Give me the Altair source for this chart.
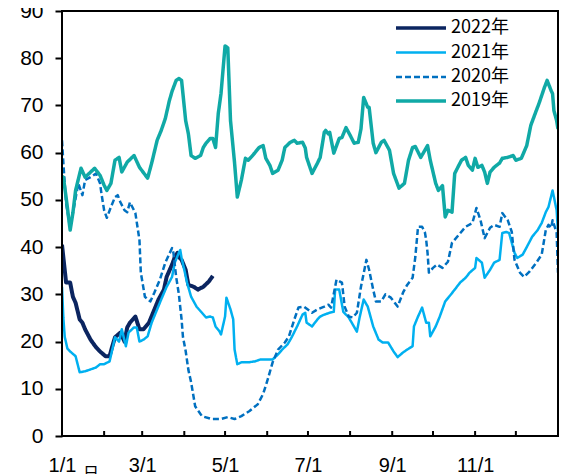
import altair as alt
import pandas as pd

series = ["2022年", "2021年", "2020年", "2019年"]
colors = ["#0b2560", "#00b0f0", "#0070c0", "#10a9a6"]
dashes = [[1, 0], [1, 0], [6, 3], [1, 0]]
widths = [4, 2.5, 2.5, 3.5]

# day-of-year (0 = 1/1) and values
d2022 = [0, 2, 3, 6, 8, 10, 13, 15, 17, 21, 25, 28, 32, 35, 37, 39, 43, 46, 48, 50, 54, 57, 60, 64, 68, 71,
         75, 77, 81, 83, 85, 86, 88, 91, 93, 97, 100, 104, 108, 111]
v2022 = [40.5, 35.2, 32.5, 32.5, 29.5, 28.2, 24.7, 24, 22.6, 20.4, 18.8, 17.9, 16.9, 16.9, 19, 20.9, 21.9, 20,
         23, 24, 25.3, 22.6, 22.6, 24, 26.8, 28.9, 31, 33.7, 36.3, 37.9, 38.8, 37.9, 37.3, 35.2, 32, 31.6, 31,
         31.6, 32.7, 33.9]

d2021 = [0, 1, 2, 4, 6, 10, 13, 17, 21, 25, 28, 31, 35, 37, 39, 42, 44, 47, 49, 53, 55, 57, 60, 63, 66, 70,
         73, 77, 81, 83, 86, 87, 88, 90, 92, 95, 99, 103, 106, 109, 111, 113, 116, 117, 120, 121, 124, 126, 127,
         129, 132, 137, 142, 146, 151, 155, 159, 162, 166, 169, 173, 177, 179, 180, 184, 188, 190, 193, 197,
         200, 201, 204, 207, 211, 214, 217, 219, 222, 225, 229, 233, 236, 240, 244, 247, 251, 254, 258, 259,
         262, 265, 268, 270, 271, 275, 278, 282, 286, 289, 293, 297, 300, 304, 305, 309, 311, 315, 318, 322,
         324, 327, 329, 333, 335, 339, 342, 346, 350, 353, 356, 358, 361, 364, 365]
v2021 = [31.6, 25, 21, 18.5, 17.9, 16.9, 13.5, 13.7, 14.1, 14.5, 15.2, 15.2, 15.8, 18.3, 20.9, 20, 22.6, 19,
         21.9, 23, 23, 20, 20.4, 21.1, 24, 26.8, 28.9, 31.6, 33.7, 36.7, 38.8, 39.4, 37.7, 35.2, 32.5, 29.5,
         27.4, 26.1, 25.1, 25.3, 25.1, 23.2, 22.1, 21.5, 25.3, 29.3, 26.8, 24.7, 18.3, 15.2, 15.6, 15.6, 15.8,
         16.2, 16.2, 16.2, 17.3, 18.3, 19.4, 20.9, 23.2, 25.7, 26.1, 24, 23.2, 24.7, 25.3, 25.7, 26.1, 26.3,
         31, 31, 26.3, 25.1, 23.6, 22.1, 25.1, 28.9, 27.4, 23.2, 20.4, 19.8, 19.8, 17.9, 16.7, 17.7, 18.3, 19,
         23.2, 25.3, 27.2, 24, 24, 21.1, 23.2, 25.3, 28.5, 29.9, 31, 32.5, 33.5, 34.6, 35.6, 37.7, 36.7, 33.5,
         35.2, 36.7, 37.3, 43, 43.2, 43, 38.8, 37.7, 38.4, 40, 42.2, 43.6, 45.1, 47.4, 48.5, 52, 47.8, 43.2]

d2020 = [0, 1, 3, 6, 12, 15, 17, 21, 25, 28, 29, 31, 33, 36, 39, 41, 43, 46, 48, 50, 54, 57, 58, 61, 65, 68,
         72, 76, 81, 82, 84, 86, 88, 89, 91, 93, 95, 98, 103, 110, 117, 122, 127, 132, 138, 144, 148, 151, 155,
         159, 164, 167, 171, 174, 178, 184, 188, 193, 196, 198, 201, 202, 206, 208, 211, 214, 217, 220, 224,
         226, 229, 231, 235, 238, 242, 247, 251, 254, 258, 260, 262, 265, 267, 268, 269, 270, 273, 276, 280,
         284, 287, 292, 297, 302, 304, 305, 308, 311, 315, 318, 322, 324, 328, 331, 333, 337, 340, 344, 349,
         353, 356, 358, 360, 361, 364, 365]
v2020 = [62.6, 57.8, 49.3, 44, 53.5, 51, 54.2, 54.8, 55.6, 53.5, 51.4, 47.8, 46.2, 48.5, 50.6, 51, 49.5, 47.8,
         47.4, 49.5, 47.2, 41.5, 34.6, 29.5, 28.5, 30.4, 33.1, 36.7, 39.8, 38.8, 33.7, 30, 24.7, 21, 18, 14,
         11.4, 6.3, 4.2, 3.6, 3.6, 4, 3.6, 4.2, 5.3, 6.7, 8.9, 11.6, 15.6, 18.3, 19.8, 21.1, 24.7, 27.2, 27.4,
         26.1, 26.8, 27.4, 27.8, 27.2, 31.6, 33.1, 32.5, 27.4, 25.3, 25.1, 26.1, 31.6, 37.3, 35.2, 31, 28.5,
         28.5, 30, 29.3, 27.4, 30.4, 32, 33.5, 37.9, 44.3, 44.3, 43.2, 41.5, 38.8, 34.6, 35.6, 36.3, 35.6, 36.9,
         40.9, 42.6, 44.3, 45.1, 47.2, 48.3, 45.7, 41.9, 44.1, 44.7, 44.3, 47.2, 45.7, 43.2, 37.3, 34.6, 33.7,
         34.8, 36.7, 38.4, 43.6, 44.7, 44.1, 45.7, 43, 34.6]

d2019 = [0, 1, 3, 6, 8, 10, 14, 17, 20, 24, 28, 31, 33, 36, 39, 42, 44, 48, 53, 57, 63, 66, 70, 73, 76, 79,
         81, 84, 86, 88, 91, 93, 95, 98, 102, 104, 106, 109, 111, 113, 115, 117, 120, 122, 124, 127, 129, 132,
         135, 137, 139, 142, 145, 148, 150, 153, 155, 159, 162, 164, 168, 171, 173, 177, 179, 180, 184, 188,
         190, 193, 194, 196, 197, 200, 204, 206, 209, 212, 215, 218, 220, 222, 225, 226, 229, 231, 235, 237,
         241, 244, 248, 252, 255, 258, 260, 264, 269, 271, 275, 277, 280, 282, 284, 287, 289, 292, 294, 297,
         299, 302, 304, 306, 309, 311, 313, 315, 318, 322, 324, 328, 332, 334, 338, 342, 345, 349, 351, 355,
         357, 360, 361, 362, 364, 365]
v2019 = [55, 54.8, 50.6, 43.6, 47.2, 52, 56.7, 54.8, 55.6, 56.7, 55.2, 53.1, 52, 53.5, 58.4, 59, 55.9, 58,
         59.4, 56.9, 54.6, 57.8, 62.6, 64.7, 67.2, 71, 73, 75.3, 75.7, 75.3, 66.8, 64, 59.4, 58.8, 59.4, 61.1,
         62, 63, 63, 61.1, 68.3, 72.5, 82.6, 82.2, 66.8, 57.8, 50.6, 54.2, 58.8, 58.4, 59, 60, 61.1, 61.5, 58.8,
         57.3, 55.6, 56.3, 58.4, 61.1, 62.2, 62.6, 62, 62.2, 61, 59, 55.6, 57.8, 59, 64.3, 64.7, 64, 64.3, 59.9,
         63, 63.2, 65.3, 63.7, 62, 62.2, 65, 71.7, 69.6, 69.6, 62, 60, 62.2, 62.6, 60.5, 55.6, 52.5, 53.5, 58.4,
         61.1, 61.3, 59, 61.5, 58.4, 53.5, 52, 53, 46.4, 47.8, 47.4, 55.6, 57.3, 58.4, 59, 57.3, 56.3, 58.8,
         56.9, 57.3, 55.9, 53.5, 55.9, 56.9, 57.8, 58.8, 59, 59.4, 58.4, 58.8, 61.5, 65.8, 68.9, 70.4, 73.8,
         75.3, 73.1, 72.5, 68.9, 66.8, 65]

month_starts = [0, 31, 59, 90, 120, 151, 181, 212, 243, 273, 304, 334]
label_days = [0, 59, 120, 181, 243, 304]
label_text = ["1/1", "3/1", "5/1", "7/1", "9/1", "11/1"]
x_range = [0, 365]
y_range = [0, 90]

W, H = 496, 425

rows = []
series_data = [d2022, v2022], [d2021, v2021], [d2020, v2020], [d2019, v2019]
for i, (name, (dd, vv)) in enumerate(zip(series, series_data)):
    for d, v in zip(dd, vv):
        rows.append({"series": name, "day": d, "value": v, "ord": i,
                     "col": colors[i], "sw": widths[i]})
df = pd.DataFrame(rows)

label_expr = " : ".join(
    [f"datum.value == {d} ? '{t}'" for d, t in zip(label_days, label_text)]) + " : ''"

x_scale = alt.Scale(domain=x_range, nice=False, zero=False)
y_scale = alt.Scale(domain=y_range, nice=False)

lines = alt.Chart(df).mark_line(clip=True, strokeJoin="round").encode(
    x=alt.X("day:Q", scale=x_scale,
            axis=alt.Axis(values=label_days, labelExpr=label_expr, ticks=False, domain=False,
                          grid=False, labelFontSize=20, labelFont="Liberation Sans",
                          labelColor="#000000", labelPadding=19, labelFlush=False, title=None)),
    y=alt.Y("value:Q", scale=y_scale,
            axis=alt.Axis(values=list(range(0, 91, 10)), grid=False, domain=False,
                          tickSize=7, tickWidth=2, tickColor="#000000",
                          labelFontSize=21, labelFont="Liberation Sans", labelColor="#000000",
                          labelPadding=12, labelFlush=False, title=None)),
    color=alt.Color("col:N", scale=None),
    strokeDash=alt.StrokeDash("series:N", scale=alt.Scale(domain=series, range=dashes), legend=None),
    strokeWidth=alt.StrokeWidth("sw:Q", scale=None),
    detail="series:N",
    order="ord:Q",
)

# inward month ticks on the x axis
ticks_df = pd.DataFrame({"day": month_starts})
xticks = alt.Chart(ticks_df).mark_rule(color="#000000", strokeWidth=2).encode(
    x=alt.X("day:Q", scale=x_scale),
    y=alt.value(H),
    y2=alt.value(H - 5),
)

# plot frame: a stroked rectangle over the full scale domains
frame = alt.Chart(pd.DataFrame({"k": [0]})).mark_rect(
    filled=False, stroke="#000000", strokeWidth=2
).encode(
    x=alt.datum(x_range[0]), x2=alt.datum(x_range[1]),
    y=alt.datum(y_range[0]), y2=alt.datum(y_range[1]),
)
frame_v = alt.Chart(pd.DataFrame({"day": x_range})).mark_rule(color="#000000", strokeWidth=2).encode(
    x=alt.X("day:Q", scale=x_scale),
    y=alt.datum(y_range[0]), y2=alt.datum(y_range[1]),
)
frame_h = alt.Chart(pd.DataFrame({"value": y_range})).mark_rule(color="#000000", strokeWidth=2).encode(
    y=alt.Y("value:Q", scale=y_scale),
    x=alt.datum(x_range[0]), x2=alt.datum(x_range[1]),
)

# legend (drawn as marks, inside the plot at the top right)
leg_df = pd.DataFrame({"series": series, "col": colors, "sw": [3.5, 2.5, 2.5, 3.5],
                       "ly": [17, 41.5, 66, 90]})
leg_lines = alt.Chart(leg_df).mark_rule().encode(
    x=alt.value(334), x2=alt.value(384),
    y=alt.Y("ly:Q", scale=None),
    color=alt.Color("col:N", scale=None),
    strokeDash=alt.StrokeDash("series:N", scale=alt.Scale(domain=series, range=dashes), legend=None),
    strokeWidth=alt.StrokeWidth("sw:Q", scale=None),
)
leg_text = alt.Chart(leg_df).mark_text(
    align="left", baseline="middle", fontSize=18, font="Noto Sans CJK JP", color="#000000"
).encode(x=alt.value(389), y=alt.Y("ly:Q", scale=None), text="series:N")

note = alt.Chart(pd.DataFrame({"t": ["日"]})).mark_text(
    font="Noto Sans CJK JP", fontSize=16, baseline="top", align="center", color="#000000"
).encode(text="t:N", x=alt.value(29), y=alt.value(H + 30))

chart = alt.layer(lines, xticks, leg_lines, leg_text, note, frame_v, frame_h, frame).properties(
    width=W, height=H,
    autosize=alt.AutoSizeParams(type="none"),
    padding={"left": 54, "top": 3, "right": 2, "bottom": 38},
).configure_view(stroke="#000000", strokeWidth=2, fill="#ffffff")

chart.save("out.html", embed_options={"renderer": "svg", "actions": False})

::::::::

#### Exercise details:
Everything from the top line of the data down to and including the line with "widths = [4, 2.5, 2.5, 3.5]" is to be copied, except the pictures.

#### Result for this task:
Give me the Altair source for this chart.
import altair as alt
import pandas as pd

series = ["2022年", "2021年", "2020年", "2019年"]
colors = ["#0b2560", "#00b0f0", "#0070c0", "#10a9a6"]
dashes = [[1, 0], [1, 0], [6, 3], [1, 0]]
widths = [4, 2.5, 2.5, 3.5]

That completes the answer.